Greyhounds the top dogs heading into NVL tennis tournaments

Naugatuck’s No. 1 doubles tandem of Brielle Behuniak, left, and Hailey Russell. –REPUBLICAN-AMERICAN

The road to the Naugatuck Valley League tennis championships will go through Naugatuck.

The Greyhounds are the No. 1 seeds in the boys and girls team tournaments set to begin Monday with quarterfinals at the sites of higher-seeded teams.

The Naugatuck boys were a perfect 11-0 in the NVL until they suffered their first defeat May 1 in a 3-2 decision against Torrington. The Red Raiders swept singles play, including Kevin Dixon’s 6-3, 1-6 (10-7) super-tiebreaker win over Chris Cook at No. 1 singles.

The Greyhounds (14-2 overall, 14-1 NVL) split a pair of regular-season meetings with Torrington and swept Woodland, the two teams most likely to challenge Naugy for the league title. Wolcott and Watertown could also crash the championship picture.

Naugy coach Brett Hayward hopes the loss to Torrington will provide a spark that could lead to a championship.

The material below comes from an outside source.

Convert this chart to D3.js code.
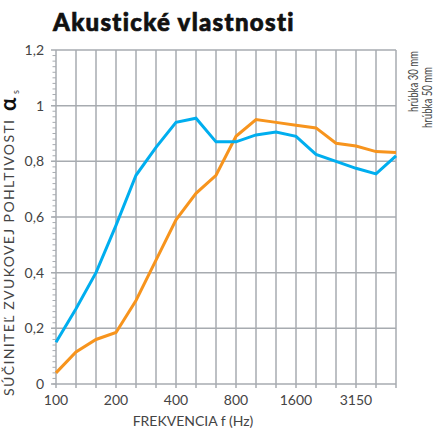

“I’m hoping we can keep things going,” Hayward said. “We’ve had a good run so far. We had that hiccup, but the better team won that day. I hope it wakes them up and makes them realize they can’t be complacent. Anyone can win anytime they step on the court. With the success we’ve had, we’ve had a target on our backs. We can’t take anyone lightly.”

Naugatuck will play No. 8 Sacred Heart Monday at 2:15 p.m.

Woodland (13-2) has only lost two meets against Naugatuck and earned the No. 2 seed. The Hawks will host No. 7 Holy Cross at 3:30 p.m. Monday.

Woodland coach Mike Magas said his team knows the challenge it faces with Naugatuck and Torrington, but he added that the Hawks can’t sleep on Wolcott or Watertown, the teams likely to be the fourth and fifth seeds in the tournament.

“I really think there are five teams that can compete,” Magas said. “Every single player has to play his ‘A’ game in each match. If we do that, we stand a good chance, but if anyone’s off, we can easily be knocked out. Every match will be important, so every player has to step up.”

The tournament quarterfinals are set for Monday with the semifinals Wednesday. The team finals will be played next Friday at Wilby.

Naugy girls in same position: The Greyhounds entered last year’s NVL girls team tournament with a perfect 18-0 record before falling to Sacred Heart in the league final. Naugatuck will try to reverse its championship fortune this season after finishing the regular season perfect in NVL play again.

The ‘Hounds (15-1 overall, 15-0 NVL) have only lost one match, a 6-1 loss to Pomperaug in an out-of-league match on the final day of the regular season.

“There is no better scenario heading up to the NVL championship than facing teams that will challenge you,” Naugatuck coach Jose Sendra said earlier this season.

The Greyhounds, the tournament’s top seed, is waiting to see who their opponent will be. The No. 8 seed will be the winner of a match between Seymour and Ansonia on Saturday. The winner will face Naugatuck Monday at 4 p.m.

The Hearts have the second best record in the NVL at 14-2, setting up a potential championship rematch.

One of Naugatuck’s strength’s is its No. 1 doubles tandem of Hailey Russell and Brielle Behuniak, who could also contend for the league’s doubles title later this month.

“We play all three sports (tennis, basketball and volleyball) together, so we have good chemistry,” Russell told the Republican-American. “We know each other’s strengths and weaknesses. I think that helps us a lot.”

Woodland, which boasts a championship-contending doubles duo of its own in Alanna Carasone and Mia Piccolo, finished the regular season 10-5 in the NVL and overall after winning the last three matches.

The Hawks are the No. 5 seed and will head to Bristol Monday to play No. 4 St. Paul at 4 p.m.

Hawks coach Jess DeGennaro thinks her squad has potential to contend for the title as a low seed.

“We want to be playing our best tennis on May 13,” DeGennaro said. “The matches we’ve lost, a lot of the scores within those were 6-8 and 7-9. I don’t think we’ve played our best tennis yet. We have to be on. We can beat those teams, but we have to be on. It’s in our control. If we make fewer mistakes, we can compete with the top teams.”

The tournament quarterfinals are set for Monday with the semifinals Wednesday, both at the sites of higher-seeded teams. The team finals will be played next Friday at Woodland.

Editor’s note: This story has been updated from the version published in the May 9 edition of the Citizen’s News to include final records and tournament seeds.